Today, Monterey is well known for it’s historical background as well as it’s touristic attractions. One of which is the 17 Mile Drive.
The 17-Mile Drive marks the entrance to Pebble Beach which was developed by a man named Samuel F.B. Morse or Sam Morse to some. During a recent visit, I noticed a plaque set on stone, which was dedicated to this man. The dedication reads “Dedicated to Sam Morse 1885-1969….He had a vision, the will to protect and preserve the natural beauty of Pebble Beach”.
Who was this man? What was his contribution to deserve a plaque etched on a boulder. My curiosity led me to understand that he purchased 18,000 acres of land on the Monterey Peninsula, all of the Pacific Grove and Pebble Beach areas, Del Monte Forest lands (which are traversed by 17-Mile Drive), the Los Laureles Rancho (more commonly called the Del Monte Rancho), Hotel Del Monte and all improvements, Pebble Beach Lodge and all improvements, and the capital stock of the Monterey County Water Works, which supplies water to the towns of Monterey, Pacific Grove and Carmel.” He was surely active.
On May 10, 1969, Samuel F. B. Morse died, 10 years after ensuring that easements would preserve hundreds of acres of forest and coastline along the 17-Mile Drive for generations to come, and 50 years after establishing a veritable monument to the power of nature and beauty.
From the Sunset Drive/Pacific Grove gate, the drive runs inland past Spanish Bay, then adjacent to beaches and up into the coastal hills, providing scenic viewpoints. The route allows for self-directed travel and stopping, with frequent turnouts along the roadway in many locations along the route. Without stops, it takes a minimum of 20 minutes to reach Carmel. The numerous turnouts allow stopping to take pictures, or getting out to stroll along the ocean or among the trees. Visitors receive a map that points out some of the more scenic spots. In addition, a red-dashed line is marked in the center of the main road to guide visitors, and help prevent them from venturing into the adjacent neighborhood streets.

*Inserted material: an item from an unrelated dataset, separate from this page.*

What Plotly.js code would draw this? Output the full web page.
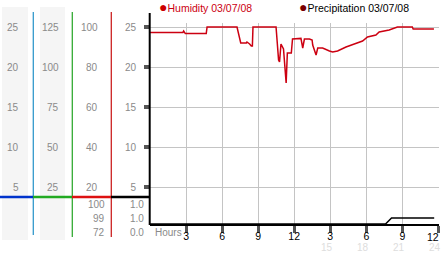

The road provides vistas of golf courses including Spyglass Hill, Cypress Point and Pebble Beach. After reaching Carmel Way, and the exit to Carmel, the 17-Mile Drive then heads northeast to the Highway 68/Highway 1 interchange, where one can exit, or continue to loop along the higher vistas of 17-Mile Drive, some of which offer views from more than 600 feet above sea-level. The full loop will take you back to the Pacific Grove Gate at Sunset Drive — a distance of 17 miles.
Monterey as we know it today, is a young city of only four hundred sixteen years since the Spanish maritime explorer Sebastian Vizcaino landed on the Southern part of the Bay. The arrival of the explorers has endangered the natural resources of the area to the point of extinction. This includes the displacement of the Rumsen Ohlone tribe, who were the original inhabitants.
I am grateful to visionary men like Sam Morse who used his influence and wealth in keeping the Pebble Beach untouched and pristine to benefit the future generation. If not for his vision in the preservation of nature’s natural beauty, the 17 Mile Drive might not be there for us to experience.